Only the lines from the start of the data through the line containing "linewidth=0, ax=ax, zorder=3)" should be written out, exactly as they are, with both ends included and the pictures left out.

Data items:
►

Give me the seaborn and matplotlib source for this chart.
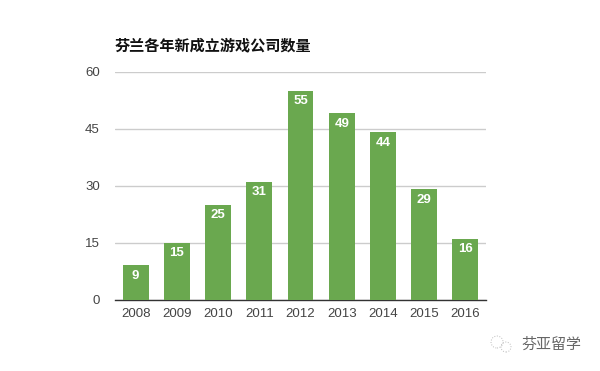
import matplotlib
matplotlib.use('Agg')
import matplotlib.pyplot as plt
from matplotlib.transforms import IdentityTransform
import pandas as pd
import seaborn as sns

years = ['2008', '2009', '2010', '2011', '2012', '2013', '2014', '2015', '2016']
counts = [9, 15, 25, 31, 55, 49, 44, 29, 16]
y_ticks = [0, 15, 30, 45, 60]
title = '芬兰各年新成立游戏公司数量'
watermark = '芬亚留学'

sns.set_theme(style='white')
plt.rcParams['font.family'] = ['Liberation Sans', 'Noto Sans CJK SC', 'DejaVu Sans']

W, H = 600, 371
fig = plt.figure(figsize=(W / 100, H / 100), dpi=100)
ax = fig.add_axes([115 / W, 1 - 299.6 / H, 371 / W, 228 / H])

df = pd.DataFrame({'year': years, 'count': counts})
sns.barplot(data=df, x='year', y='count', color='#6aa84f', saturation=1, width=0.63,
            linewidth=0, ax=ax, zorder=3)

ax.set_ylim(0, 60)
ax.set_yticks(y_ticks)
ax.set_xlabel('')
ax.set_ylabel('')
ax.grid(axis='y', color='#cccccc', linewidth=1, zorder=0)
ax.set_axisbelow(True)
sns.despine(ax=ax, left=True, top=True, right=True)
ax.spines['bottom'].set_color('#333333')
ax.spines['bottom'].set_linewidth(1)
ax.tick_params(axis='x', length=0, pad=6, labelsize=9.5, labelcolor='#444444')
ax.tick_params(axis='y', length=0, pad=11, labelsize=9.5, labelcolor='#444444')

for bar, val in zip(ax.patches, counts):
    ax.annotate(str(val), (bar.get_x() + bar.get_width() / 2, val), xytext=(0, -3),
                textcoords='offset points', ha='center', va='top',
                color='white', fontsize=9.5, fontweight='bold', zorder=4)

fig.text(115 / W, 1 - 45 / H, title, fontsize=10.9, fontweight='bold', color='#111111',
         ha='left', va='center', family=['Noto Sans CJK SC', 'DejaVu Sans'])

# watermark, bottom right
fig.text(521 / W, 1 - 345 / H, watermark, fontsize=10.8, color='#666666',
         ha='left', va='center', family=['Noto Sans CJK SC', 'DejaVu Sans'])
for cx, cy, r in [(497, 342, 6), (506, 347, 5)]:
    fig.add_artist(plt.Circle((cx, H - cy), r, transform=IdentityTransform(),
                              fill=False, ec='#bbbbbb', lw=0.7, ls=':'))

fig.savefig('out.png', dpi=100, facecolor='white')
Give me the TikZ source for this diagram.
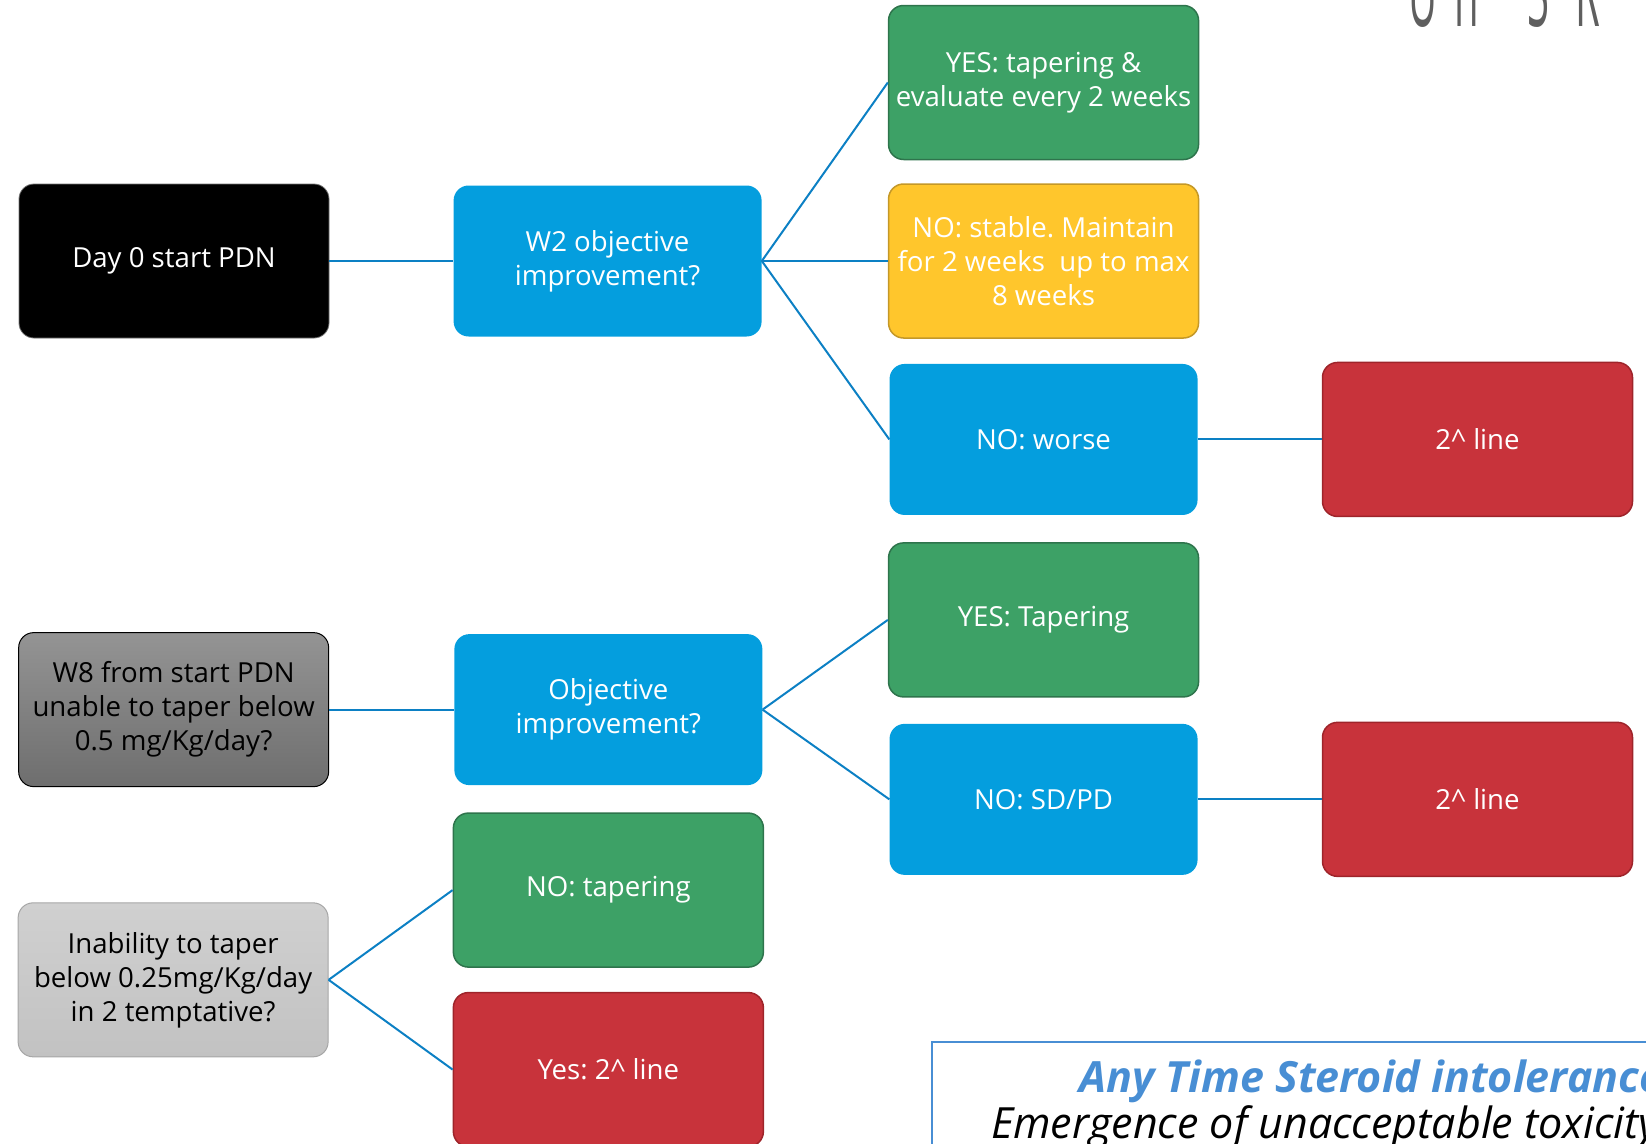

◄

RESULT BELOW:
Give me the seaborn and matplotlib source for this chart.
import matplotlib
matplotlib.use('Agg')
import matplotlib.pyplot as plt
from matplotlib.transforms import IdentityTransform
import pandas as pd
import seaborn as sns

years = ['2008', '2009', '2010', '2011', '2012', '2013', '2014', '2015', '2016']
counts = [9, 15, 25, 31, 55, 49, 44, 29, 16]
y_ticks = [0, 15, 30, 45, 60]
title = '芬兰各年新成立游戏公司数量'
watermark = '芬亚留学'

sns.set_theme(style='white')
plt.rcParams['font.family'] = ['Liberation Sans', 'Noto Sans CJK SC', 'DejaVu Sans']

W, H = 600, 371
fig = plt.figure(figsize=(W / 100, H / 100), dpi=100)
ax = fig.add_axes([115 / W, 1 - 299.6 / H, 371 / W, 228 / H])

df = pd.DataFrame({'year': years, 'count': counts})
sns.barplot(data=df, x='year', y='count', color='#6aa84f', saturation=1, width=0.63,
            linewidth=0, ax=ax, zorder=3)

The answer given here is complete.